S’il en est ainsi, si la subconscience de l’hystérique n’est qu’une forme de la dépersonnalisation psychasténique, il faut chercher comment le sujet passe de l’une à l’autre. Dans certains cas comme dans le précédent il y a des transitions, dans d’autres l’une des deux formes s’installe tout de suite sans passer par l’autre. Dans certaines observations on observe chez l’hystérique, des phénomènes analogues aux sentiments d’incomplétude et aux phobies des psychasténiques qui semblent préparer la subconscience. J’ai décrit à propos d’un cas remarquable d’amnésie hystérique une sorte de phobie du souvenir qui précédait l’amnésie et qui la suivait au moment de la restauration7. Il y avait véritablement une sorte de travail mental pour écarter un souvenir qui causait de l’horreur et ce souvenir repoussé en quelque sorte de la conscience de la veille ne réapparaissait plus qu’en somnambulisme dans une autre synthèse mentale. On peut se demander si l’amnésie n’est pas déterminée par ce travail et si ce n’est pas aussi par un procédé de ce genre que certains malades passent de la phobie d’une fonction à la paralysie de cette même fonction. Ce serait le mécanisme de la répression volontaire dont beaucoup d’auteurs ont aujourd’hui exagéré l’importance. Je crois cependant que l’on ne peut pas tout expliquer par un mécanisme de ce genre. Beaucoup de sujets conservent indéfiniment des phobies d’une fonction sans arriver jamais à la paralysie et d’autres ont immédiatement la paralysie avec subconscience. Il faut toujours en revenir à mon avis à certaines différences fondamentales soit constitutionnelles, soit acquises dans l’état mental de ces individus. Chez les uns l’épuisement des fonctions cérébrales, qu’il soit déterminé par l’intoxication, par la fatigue ou par l’émotion, se manifeste seulement par une réduction générale, par une sorte de décapitation de ces fonctions qui semblent perdre leur partie supérieure et la plus récemment acquise; chez les autres l’épuisement cérébral amène rapidement un rétrécissement de la conscience avec la dissociation de la personnalité, la suggestivité et la subconscience qui en dépendent. Analyser ces deux dispositions fondamentales me paraît plus important pour comprendre le problème du subconscient que toutes les spéculations métaphysiques.

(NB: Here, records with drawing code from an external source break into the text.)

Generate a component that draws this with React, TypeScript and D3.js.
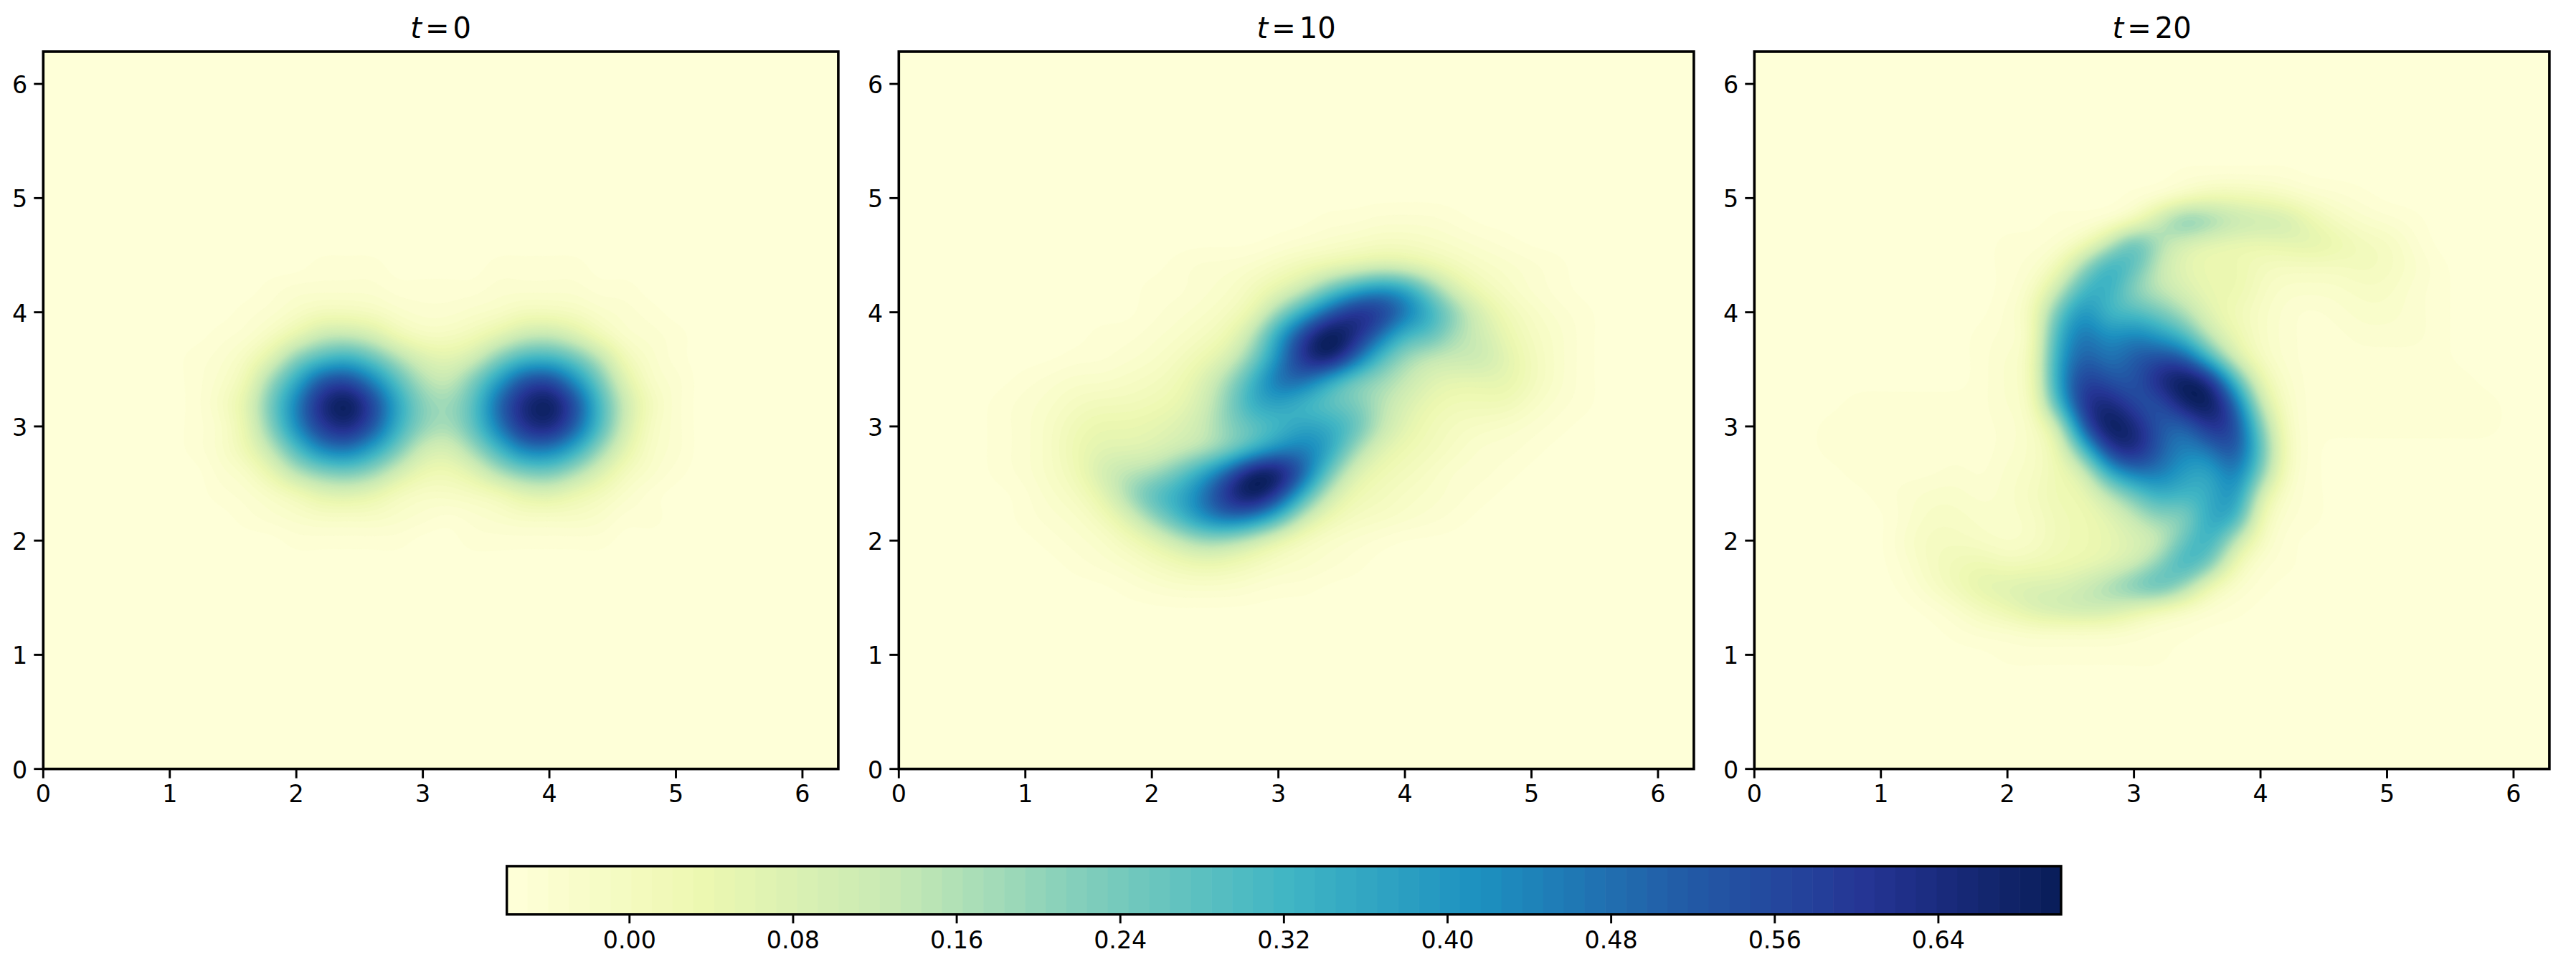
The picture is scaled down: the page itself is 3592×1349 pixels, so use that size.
import React, { useMemo } from "react";
import * as d3 from "d3";

// Field values in hundredths on a 0.2 grid.
// Rows run top to bottom, from the y named in each *_TOP; columns start at each *_LEFT.
const T0_LEFT = 1.0, T0_TOP = 4.4;
const fieldT0 = [
  [0,0,0,0,0,0,1,1,1,0,0,0,0,1,1,1,1,0,0,0,0,0],
  [0,0,0,0,1,2,2,2,2,1,1,1,1,2,2,2,2,1,1,0,0,0],
  [0,0,0,1,2,4,6,6,5,3,2,2,3,4,6,6,5,3,2,1,0,0],
  [0,0,1,2,5,10,16,17,14,8,5,5,7,11,16,17,13,7,3,2,1,0],
  [0,1,2,5,12,24,32,35,29,20,13,11,15,25,33,34,28,18,7,3,1,0],
  [0,1,3,8,22,37,52,55,45,31,20,17,26,40,53,55,43,27,12,4,2,0],
  [0,1,4,11,27,45,62,68,56,38,25,22,31,49,63,67,54,33,16,6,2,0],
  [0,1,3,10,25,43,58,63,53,36,24,21,30,46,60,63,51,32,15,5,2,0],
  [0,1,3,8,18,32,44,47,39,27,16,14,22,34,45,46,37,23,11,4,2,0],
  [0,0,2,4,10,19,25,27,23,15,9,8,12,20,26,27,21,13,6,3,1,0],
  [0,0,1,2,4,7,11,12,10,6,4,4,5,7,11,12,9,6,3,1,0,0],
  [0,0,0,1,2,3,4,4,4,3,2,1,2,3,4,4,4,3,1,1,0,0],
  [0,0,0,0,0,1,1,1,1,1,0,0,1,1,1,1,1,1,0,0,0,0],
];

const T10_LEFT = 0.8, T10_TOP = 4.8;
const fieldT10 = [
  [0,0,0,0,0,0,0,0,0,0,0,0,0,1,1,2,2,2,1,0,0,0,0,0,0],
  [0,0,0,0,0,0,0,0,0,0,0,1,2,3,4,5,5,4,3,2,1,0,0,0,0],
  [0,0,0,0,0,0,0,1,2,2,3,5,7,9,11,13,12,9,6,4,3,2,1,0,0],
  [0,0,0,0,0,0,1,1,2,3,6,10,16,27,36,42,38,25,13,7,4,2,1,0,0],
  [0,0,0,0,0,0,1,2,3,5,9,22,36,50,60,58,47,35,23,13,7,4,2,1,0],
  [0,0,0,0,1,1,2,3,5,8,18,38,56,69,62,48,33,30,20,15,9,5,3,1,0],
  [0,0,0,1,1,2,3,5,8,13,25,42,60,66,50,32,22,17,16,16,11,6,3,1,0],
  [0,1,2,3,3,4,5,7,12,21,34,48,48,36,26,22,17,12,10,10,10,6,3,1,0],
  [1,2,3,5,6,6,7,9,14,24,36,38,33,29,26,19,13,9,7,7,7,4,2,1,0],
  [1,2,4,7,9,9,10,12,16,24,29,33,38,36,30,18,11,7,5,4,3,2,1,0,0],
  [1,2,4,8,11,11,12,15,18,24,33,42,45,38,22,12,8,6,4,2,2,1,0,0,0],
  [1,2,4,7,14,18,20,27,37,50,66,66,50,28,13,8,6,4,2,2,1,0,0,0,0],
  [0,1,3,5,10,20,30,36,46,60,68,56,34,16,8,6,4,3,2,1,0,0,0,0,0],
  [0,1,2,3,6,12,22,32,42,48,44,32,16,8,5,4,3,2,1,0,0,0,0,0,0],
  [0,0,1,2,3,6,10,16,21,20,15,9,5,3,2,1,0,0,0,0,0,0,0,0,0],
  [0,0,0,1,2,3,5,7,9,8,6,4,3,2,1,0,0,0,0,0,0,0,0,0,0],
  [0,0,0,0,0,1,2,3,3,3,2,1,1,0,0,0,0,0,0,0,0,0,0,0,0],
];

const T20_LEFT = 0.4, T20_TOP = 5.2;
const fieldT20 = [
  [0,0,0,0,0,0,0,0,0,0,0,0,0,0,0,1,1,1,1,1,0,0,0,0,0,0,0,0,0],
  [0,0,0,0,0,0,0,0,0,0,0,0,0,1,2,5,8,8,7,5,3,2,1,0,0,0,0,0,0],
  [0,0,0,0,0,0,0,0,0,0,1,1,2,6,17,27,23,18,16,15,9,5,3,2,1,0,0,0,0],
  [0,0,0,0,0,0,0,0,1,1,2,6,17,31,20,13,10,9,9,10,11,9,6,5,2,0,0,0,0],
  [0,0,0,0,0,0,0,0,1,2,7,22,36,30,17,11,9,9,6,5,5,5,6,5,3,1,0,0,0],
  [0,0,0,0,0,0,0,0,1,4,16,34,36,24,18,13,9,9,5,3,3,3,4,4,2,1,0,0,0],
  [0,0,0,0,0,0,0,0,2,6,28,43,33,32,27,20,11,7,4,2,1,2,3,3,2,1,0,0,0],
  [0,0,0,0,0,0,0,1,2,5,35,48,42,45,40,32,17,9,4,2,1,1,2,2,2,1,0,0,0],
  [0,0,0,0,0,0,0,1,3,6,38,52,47,52,55,52,33,14,5,2,1,1,1,1,1,1,0,0,0],
  [0,0,0,0,0,0,0,1,3,6,39,58,54,53,63,69,62,33,10,3,1,1,1,1,1,1,1,0,0],
  [0,0,1,1,1,1,1,1,3,5,33,60,64,56,54,66,69,50,17,4,1,1,1,1,1,1,1,1,0],
  [0,1,1,1,1,1,1,1,2,4,15,52,69,64,53,50,61,56,26,5,1,1,1,1,1,1,1,1,0],
  [0,1,1,1,1,1,1,1,2,4,9,32,58,64,52,45,48,55,30,6,1,0,0,0,0,0,0,0,0],
  [0,0,1,1,1,1,2,1,3,4,8,14,37,47,47,40,38,48,26,5,1,0,0,0,0,0,0,0,0],
  [0,0,0,1,2,3,3,2,3,5,8,9,18,28,36,34,36,43,14,3,1,0,0,0,0,0,0,0,0],
  [0,0,0,0,2,4,4,3,3,4,7,8,11,17,24,24,38,36,8,2,1,0,0,0,0,0,0,0,0],
  [0,0,0,0,3,5,5,4,3,4,7,8,10,13,16,29,36,18,5,1,0,0,0,0,0,0,0,0,0],
  [0,0,0,0,2,5,7,8,6,7,8,9,11,15,24,35,27,8,2,1,0,0,0,0,0,0,0,0,0],
  [0,0,0,0,1,4,7,11,12,13,13,16,21,27,31,22,8,3,1,0,0,0,0,0,0,0,0,0,0],
  [0,0,0,0,0,1,3,6,9,13,15,16,15,11,7,4,2,1,0,0,0,0,0,0,0,0,0,0,0],
  [0,0,0,0,0,0,1,2,2,3,3,3,3,2,1,1,0,0,0,0,0,0,0,0,0,0,0,0,0],
  [0,0,0,0,0,0,0,0,1,1,1,1,1,1,1,0,0,0,0,0,0,0,0,0,0,0,0,0,0],
];

const panelTimes = ["0", "10", "20"];
const panelFields = [fieldT0, fieldT10, fieldT20];
const panelLefts = [T0_LEFT, T10_LEFT, T20_LEFT];
const panelTops = [T0_TOP, T10_TOP, T20_TOP];
const panelSoftness = [3, 5, 5];
const panelPeaks = [0.685, 0.695, 0.695];
const axisTicks = [0, 1, 2, 3, 4, 5, 6];
const colorbarTicks = [0, 0.08, 0.16, 0.24, 0.32, 0.4, 0.48, 0.56, 0.64];
const colormapStops = ["#ffffd9", "#edf8b1", "#c7e9b4", "#7fcdbb", "#41b6c4", "#1d91c0", "#225ea8", "#253494", "#081d58"];

const GRID_STEP = 0.2;
const FIELD_MAX = 0.7;
const BAR_MIN = -0.06;
const BAR_MAX = 0.7;
const BAR_BANDS = 75;
const PANEL_BAND = (BAR_MAX - BAR_MIN) / BAR_BANDS;
const FINE = 420;
const TAU = 2 * Math.PI;

const PANEL_X = [60.3, 1253.3, 2446.3];
const PANEL_W = 1108.6;
const PANEL_TOP = 72;
const PANEL_BOTTOM = 1072.7;
const BAR = { left: 706.7, right: 2874, top: 1208.5, bottom: 1275.7 };
const FONT = "'DejaVu Sans', sans-serif";
const TICK_SIZE = 33.3;
const LW = 3.6;

function colormap(lo: number, hi: number) {
  const pos = colormapStops.map((_, i) => lo + ((hi - lo) * i) / (colormapStops.length - 1));
  return d3.scaleLinear<string>().domain(pos).range(colormapStops).interpolate(d3.interpolateRgb).clamp(true);
}

function catmull(p0: number, p1: number, p2: number, p3: number, t: number) {
  return 0.5 * (2 * p1 + (p2 - p0) * t + (2 * p0 - 5 * p1 + 4 * p2 - p3) * t * t + (3 * p1 - p0 - 3 * p2 + p3) * t * t * t);
}

function resample(grid: number[][], left: number, top: number, soft: number, peak: number) {
  const at = (r: number, c: number) => (r < 0 || r >= grid.length || c < 0 || c >= grid[0].length ? 0 : grid[r][c]);
  const out = new Float64Array(FINE * FINE);
  for (let j = 0; j < FINE; j++) {
    const y = ((j + 0.5) / FINE) * TAU;
    const rr = (top - y) / GRID_STEP;
    const r = Math.floor(rr);
    const tr = rr - r;
    if (r < -2 || r > grid.length + 1) continue;
    for (let i = 0; i < FINE; i++) {
      const x = ((i + 0.5) / FINE) * TAU;
      const cc = (x - left) / GRID_STEP;
      const c = Math.floor(cc);
      if (c < -2 || c > grid[0].length + 1) continue;
      const tc = cc - c;
      const rows = [-1, 0, 1, 2].map((d) =>
        catmull(at(r + d, c - 1), at(r + d, c), at(r + d, c + 1), at(r + d, c + 2), tc)
      );
      out[i + j * FINE] = Math.max(0, catmull(rows[0], rows[1], rows[2], rows[3], tr) / 100);
    }
  }
  d3.blur2({ data: out as any, width: FINE, height: FINE }, soft);
  const top1 = d3.max(out as any) as number;
  for (let k = 0; k < out.length; k++) out[k] = (out[k] * peak) / top1;
  return out;
}

function Panel({ index }: { index: number }) {
  const left = PANEL_X[index];
  const x = d3.scaleLinear().domain([0, TAU]).range([left, left + PANEL_W]);
  const y = d3.scaleLinear().domain([0, TAU]).range([PANEL_BOTTOM, PANEL_TOP]);
  const color = colormap(0, FIELD_MAX);
  const layers = useMemo(() => {
    const values = resample(panelFields[index], panelLefts[index], panelTops[index], panelSoftness[index], panelPeaks[index]);
    const n = Math.floor(FIELD_MAX / PANEL_BAND);
    const thresholds = d3.range(1, n + 1).map((k) => (k - 0.5) * PANEL_BAND);
    const gen = d3.contours().size([FINE, FINE]).thresholds(thresholds);
    const path = d3.geoPath(
      d3.geoTransform({
        point(px: number, py: number) {
          (this as any).stream.point(x((px / FINE) * TAU), y((py / FINE) * TAU));
        },
      })
    );
    return gen(values as any)
      .filter((c) => c.coordinates.length > 0)
      .map((c) => ({ d: path(c as any) as string, fill: color(c.value + 0.5 * PANEL_BAND) }));
  }, [index]);

  const cx = left + PANEL_W / 2;
  return (
    <g>
      <rect x={left} y={PANEL_TOP} width={PANEL_W} height={PANEL_BOTTOM - PANEL_TOP} fill={color(0.003)} />
      {layers.map((l, i) => (
        <path key={i} d={l.d} fill={l.fill} stroke={l.fill} strokeWidth={0.4} />
      ))}
      <rect x={left} y={PANEL_TOP} width={PANEL_W} height={PANEL_BOTTOM - PANEL_TOP} fill="none" stroke="#000" strokeWidth={LW} />
      {axisTicks.map((t) => (
        <g key={t}>
          <line x1={x(t)} x2={x(t)} y1={PANEL_BOTTOM} y2={PANEL_BOTTOM + 13} stroke="#000" strokeWidth={2.9} />
          <text x={x(t)} y={1119.3} textAnchor="middle" fontFamily={FONT} fontSize={TICK_SIZE} fill="#000">{t}</text>
          <line x1={left - 13} x2={left} y1={y(t)} y2={y(t)} stroke="#000" strokeWidth={2.9} />
          <text x={left - 22} y={y(t) + 13} textAnchor="end" fontFamily={FONT} fontSize={TICK_SIZE} fill="#000">{t}</text>
        </g>
      ))}
      <text x={cx} y={53} textAnchor="middle" fontFamily={FONT} fontSize={40} fill="#000">
        <tspan fontStyle="italic">t</tspan>
        <tspan dx={5}>=</tspan>
        <tspan dx={5}>{panelTimes[index]}</tspan>
      </text>
    </g>
  );
}

function Colorbar() {
  const s = d3.scaleLinear().domain([BAR_MIN, BAR_MAX]).range([BAR.left, BAR.right]);
  const color = colormap(BAR_MIN, BAR_MAX);
  const edges = d3.range(BAR_BANDS + 1).map((i) => BAR_MIN + i * PANEL_BAND);
  return (
    <g>
      {edges.slice(0, -1).map((e, i) => (
        <rect key={i} x={s(e)} y={BAR.top} width={s(edges[i + 1]) - s(e) + 0.6} height={BAR.bottom - BAR.top} fill={color((e + edges[i + 1]) / 2)} />
      ))}
      <rect x={BAR.left} y={BAR.top} width={BAR.right - BAR.left} height={BAR.bottom - BAR.top} fill="none" stroke="#000" strokeWidth={3.4} />
      {colorbarTicks.map((t) => (
        <g key={t}>
          <line x1={s(t)} x2={s(t)} y1={BAR.bottom} y2={BAR.bottom + 12.5} stroke="#000" strokeWidth={2.9} />
          <text x={s(t)} y={1322.7} textAnchor="middle" fontFamily={FONT} fontSize={TICK_SIZE} fill="#000">{d3.format(".2f")(t)}</text>
        </g>
      ))}
    </g>
  );
}

export default function App() {
  return (
    <svg width={3592} height={1349} viewBox="0 0 3592 1349" style={{ position: "absolute", left: 0, top: 0, background: "#fff" }}>
      {panelTimes.map((_, i) => (
        <Panel key={i} index={i} />
      ))}
      <Colorbar />
    </svg>
  );
}
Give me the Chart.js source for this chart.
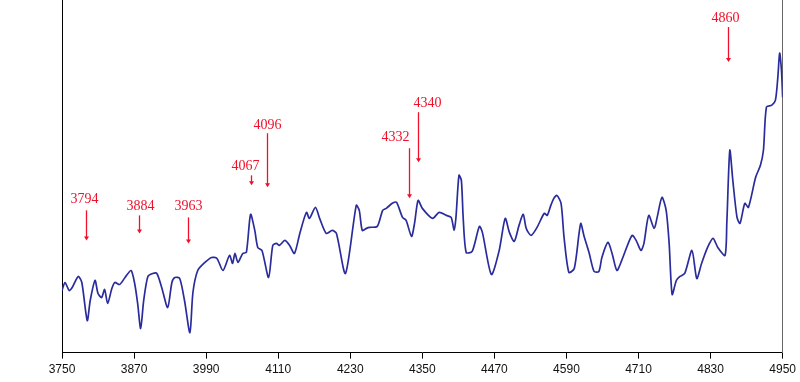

Il y aurait encore bien d’autres problèmes cliniques et psychologiques à propos de ces malades singuliers. Je ne puis signaler ici que les principaux; j’ai voulu surtout indiquer le point de vue qui me paraissait le plus utile. C’est surtout dans la clinique psychiatrique qu’est née la question du subconscient, elle n’est pas encore assez mûre pour en sortir. Ce problème est posé avant tout par l’interprétation de l’attitude de certains malades. Il faut constater ces attitudes sans les déclarer absurdes ou impossibles, il faut chercher à les comprendre en rapprochant divers malades les uns des autres de manière à saisir les intermédiaires qui expliquent l’évolution des phénomènes.
Paris, Collège de France.
Note
- ↑ Cf. à ce propos les observations que j’ai publiées souvent, Névroses et idées fixes, 1898, II, p. 62; Obsessions et psychasténie, 1903, I, p. 28, 307; II, p. 40, 351.
- ↑ Journal de psychologie normale et pathologique, mars 1907, p. 97.
- ↑ J’ai essayé d’établir ce parallèle dans mon dernier ouvrage sur «Les névroses», 1909.
- ↑ Névroses et idées fixes, 1898, I, p. 219.
- ↑ Névroses et idées fixes, 1898, II, p. 332.
- ↑ L’amnésie et la dissociation des souvenirs par l’émotion, Journal de psychologie normale et pathologique, 1904, p. 423.
- ↑ Amnésie et dissociation des souvenirs par l’émotion, Journal de psychologie normale et pathologique, 1904, p. 417.